Ms. Bernard said she was disturbed by an April 7 Homeland Security report warning that white-supremacist militias are on the rise in the U.S. “Some call it passion,” she said, “but the language of propaganda is designed to create pain and incite violence.”
College students mature when they develop both individuality and a love for those who aren’t like them, Lutheran theologian Martin Marty said in a keynote speech.
“People are always defining the other instead of getting to know them,” said Dr. Marty, a professor emeritus at the University of Chicago Divinity School. “When I see good in higher education today, it’s usually because people work toward what [French philosopher] Gabriel-Honore Marcel called ‘counter-intolerance.’ We call it hospitality.”
To embrace hospitality, Dr. Marty noted, students first need a strong sense of themselves. “It’s fun to see when it dawns on a student,” he said, “that they’re not just being transmitted to—that he or she is God’s creature, called to their own vocation.”
That helps them to feel secure, and ready for respectful dialogue with others from different cultural or theological backgrounds. And teachers are the only people who can make it all happen, Dr. Marty added.
“The task of a teacher,” he said, “is to create a climate in which students can lose some inhibitions, feel secure in themselves and become open to the possibility of learning from others.”
One way it’s being done by David Ahearn, a professor of religion and philosophy at LaGrange College in Georgia, is by leading students in Reacting to the Past games. Developed at Barnard College in New York, the game allows players to debate each side of a historical conflict, from the American Revolution to the struggle against South African apartheid.
“They come to understand the conflicts of interest involved,” Dr. Ahearn said in a panel discussion. “They also see that when peace does come, it’s hard-won and something of a miracle.” The teacher lets the game unfold as it will and helps students “unpack” the experience when it’s all over. “If a student spends three months in the role of a racist, they can actually begin to sympathize,” Dr. Ahearn said. “That’s a danger, but also an opportunity for people to get out of their skin and into the skin of another.”
Ms. Bernard at Oklahoma City University agreed that seeing the world through another person’s eyes is often risky, and sometimes even painful.
“But isn’t it wonderful to know,” she said, “that people make decisions about what to believe based on the people they connect with? “Focus on the connections we and our students can make, to bring an ever-widening sense of humanity to the world.
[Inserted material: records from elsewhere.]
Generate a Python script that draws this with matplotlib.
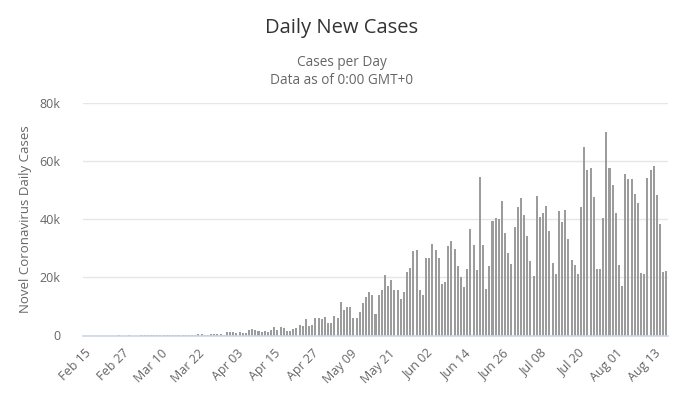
import matplotlib
matplotlib.use("Agg")
import matplotlib.pyplot as plt
import pandas as pd

plt.rcParams['font.family'] = ['Open Sans', 'DejaVu Sans']

start_date = "2020-02-15"
n_days = 185

# Daily new cases, Feb 15 .. Aug 17
cases_feb = [0]*11 + [1, 0, 0, 1]
cases_mar = [0, 0, 0, 2, 5, 5, 6, 7, 5, 6, 18, 25, 21, 23, 79, 34, 57, 137, 193, 283,
             224, 418, 345, 310, 232, 482, 502, 487, 352, 323]
cases_apr = [1138, 1119, 1208, 1012, 1304, 770, 1031, 1873, 2136, 1922, 1546, 1089,
             1442, 1261, 1832, 3058, 1800, 2900, 2700, 1600, 1600, 2200, 2600, 3500,
             3400, 5600, 3400, 3500, 6000, 6000]
cases_may = [5700, 6400, 4200, 4200, 6800, 6000, 11400, 8800, 9900, 9900, 6000, 6000,
             8000, 11100, 13400, 14800,
             14100, 7500, 13800, 15700, 20700, 16900, 19200, 15700, 15700, 12400,
             14900, 21700, 23300, 29000, 29300, 15700]
cases_jun = [13800, 26800, 26800, 31400, 29300, 26800, 17600, 18400, 30700, 32400,
             29800, 23800, 20300, 16700, 23000, 36700, 31000, 22600, 54600, 31000,
             16100, 23800, 39300, 40300, 40000, 46200, 35100, 28500, 24600, 37500,
             44100, 47200, 41300, 34400, 25600, 20600, 47900, 40700, 42300, 44600,
             35900, 24900, 21000, 42800, 39000, 43100, 33200, 25900, 24100, 21000,
             44300, 64700, 57100, 57600, 47600, 23000, 23000, 40500, 70000, 57600,
             51700, 42000, 24300, 17200, 55600, 54000, 54000, 48700, 45700, 21500,
             21100, 54100, 57100, 58300, 48400, 38200, 21700, 22200]

values = cases_feb + cases_mar + cases_apr + cases_may + cases_jun
dates = pd.date_range(start_date, periods=n_days, freq="D")
labels = [d.strftime("%b %d") for d in dates]

y_ticks = [0, 20000, 40000, 60000, 80000]
y_tick_labels = ["0", "20k", "40k", "60k", "80k"]

fig = plt.figure(figsize=(6.83, 3.95), dpi=100)
ax = fig.add_axes([83/683, 1-335.5/395, (668-83)/683, (335.5-103)/395])

x = list(range(len(values)))
ax.bar(x, values, width=0.64, color="#9c9c9c", zorder=3, linewidth=0)

ax.set_xlim(-0.5, len(values) - 0.5)
ax.set_ylim(0, 80000)
ax.set_yticks(y_ticks)
ax.set_yticklabels(y_tick_labels)
ax.yaxis.grid(True, color="#e6e6e6", linewidth=1, zorder=0)
ax.set_axisbelow(True)

tick_pos = x[::12]
ax.set_xticks(tick_pos)
ax.set_xticklabels([labels[i] for i in tick_pos], rotation=45, ha="right",
                   rotation_mode="anchor")

for s in ["top", "right", "left"]:
    ax.spines[s].set_visible(False)
ax.spines["bottom"].set_color("#ccd6eb")
ax.spines["bottom"].set_linewidth(1.2)
ax.spines["bottom"].set_zorder(4)

ax.tick_params(axis="y", length=0, pad=16, labelsize=9, labelcolor="#666666")
ax.tick_params(axis="x", length=0, pad=8, labelsize=9, labelcolor="#666666")

ax.set_ylabel("Novel Coronavirus Daily Cases", fontsize=9.5, color="#666666")
ax.yaxis.set_label_coords(-(83-32)/585, 0.5)

fig.text(0.5, 1-28/395, "Daily New Cases", ha="center", va="center",
         fontsize=14.5, color="#333333")
fig.text(0.5, 1-62/395, "Cases per Day", ha="center", va="center",
         fontsize=9.8, color="#666666")
fig.text(0.5, 1-80/395, "Data as of 0:00 GMT+0", ha="center", va="center",
         fontsize=9.8, color="#666666")

fig.savefig("out.png", dpi=100)
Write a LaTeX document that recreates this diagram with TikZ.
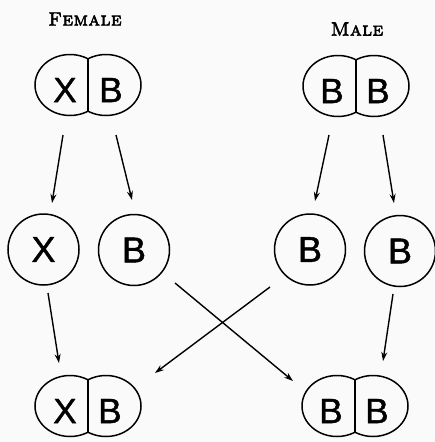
\documentclass[tikz,border=0pt]{standalone}
\usepackage{fontspec}
\newfontfamily\cellfont[FakeBold=1.2]{Liberation Sans}
\newfontfamily\titlefont[FakeBold=3, LetterSpace=3]{lmromancaps10-regular.otf}
\usetikzlibrary{arrows.meta,calc}
\tikzset{
  outline/.style={draw=black, line width=1.5pt},
  single/.style={outline, circle, minimum size=71pt, inner sep=0pt, font=\cellfont\fontsize{36}{36}\selectfont},
  letter/.style={inner sep=0pt, font=\cellfont\fontsize{35}{35}\selectfont},
  title/.style={inner sep=0pt, font=\titlefont\fontsize{19}{19}\selectfont},
  arr/.style={draw=black, line width=1.4pt, -{Stealth[length=9pt,width=6pt]}},
  dcell/.pic={
    \begin{scope}
      \clip (-60,-40) rectangle (0,40);
      \draw[outline] (-18,0) ellipse [x radius=35, y radius=30.5];
    \end{scope}
    \begin{scope}
      \clip (0,-40) rectangle (60,40);
      \draw[outline] (18,0) ellipse [x radius=35, y radius=30.5];
    \end{scope}
    \draw[outline, line width=1.1pt] (0,-26) -- (0,26);
  }
}
\begin{document}
\begin{tikzpicture}[x=1pt, y=-1pt]
  \useasboundingbox[fill=black!2] (0,0) rectangle (435,442);

  % titles
  \node[title] (fem) at (85,19) {Female};
  \node[title] (male) at (357,29) {Male};

  % parent cells
  \pic at (88,85) {dcell};
  \node[letter] (tlL) at (65,90) {X};
  \node[letter] (tlR) at (111,90) {B};
  \coordinate (TL) at (88,85);

  \pic at (356,86) {dcell};
  \node[letter] (trL) at (332,91) {B};
  \node[letter] (trR) at (378,91) {B};
  \coordinate (TR) at (356,86);

  % gametes
  \node[single] (mX) at (43.5,249.5) {X};
  \node[single] (mB) at (134,250) {B};
  \node[single] (mB1) at (310,249.5) {B};
  \node[single] (mB2) at (400,251) {B};

  % offspring
  \pic at (88,406) {dcell};
  \node[letter] (blL) at (65,411) {X};
  \node[letter] (blR) at (110,411) {B};
  \coordinate (BL) at (88,406);

  \pic at (355,406) {dcell};
  \node[letter] (brL) at (331,411) {B};
  \node[letter] (brR) at (377,411) {B};
  \coordinate (BR) at (355,406);

  % arrow end points
  \path (TL) ++(-25,50) coordinate (a1s);
  \path (TL) ++(28,50) coordinate (a2s);
  \path (TR) ++(-27,49) coordinate (a3s);
  \path (TR) ++(27,49) coordinate (a4s);
  \path (mX) ++(8.5,-46.5) coordinate (a1e);
  \path (mB) ++(-2,-50) coordinate (a2e);
  \path (mB1) ++(5,-48.5) coordinate (a3e);
  \path (mB2) ++(-6,-48) coordinate (a4e);

  \path (mX) ++(4.5,43.5) coordinate (a5s);
  \path (mB2) ++(-7,43) coordinate (a6s);
  \path (mB) ++(41,33) coordinate (a7s);
  \path (mB1) ++(-40,37.5) coordinate (a8s);
  \path (BL) ++(-29,-43) coordinate (a5e);
  \path (BR) ++(28,-45) coordinate (a6e);
  \path (BR) ++(-62,-25) coordinate (a7e);
  \path (BL) ++(67,-33) coordinate (a8e);

  \draw[arr] (a1s) -- (a1e);
  \draw[arr] (a2s) -- (a2e);
  \draw[arr] (a3s) -- (a3e);
  \draw[arr] (a4s) -- (a4e);
  \draw[arr] (a5s) -- (a5e);
  \draw[arr] (a6s) -- (a6e);
  \draw[arr] (a7s) -- (a7e);
  \draw[arr] (a8s) -- (a8e);
\end{tikzpicture}
\end{document}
Violence doesn’t have to have the last word.”
The Rev. David Rowe, president of UM-related Centenary College in Shreveport, La., said that he recently launched the Methodist Global Ethics Initiative to help network more than 700 Methodist schools in promoting peace, social justice and environmental sustainability.
“We can be stronger together than we are alone,” Dr. Rowe said. “We’ve got to stop replicating the same programs, at institutions that are only 150 miles away from each other.”
Faculty at six schools in Brazil, Japan and the U.S. joined the network in March, taking a three-week online course on global challenges that was developed by Dr. Rowe, using research from the New York Times and the Center for Strategic and International Studies (CSIS), a bi-partisan think tank in Washington, D.C.
Small groups at the conference discussed ways to involve more colleges and universities in the network. Possibilities include student-exchange programs and online, international chats about war, poverty, the global economy or climate change.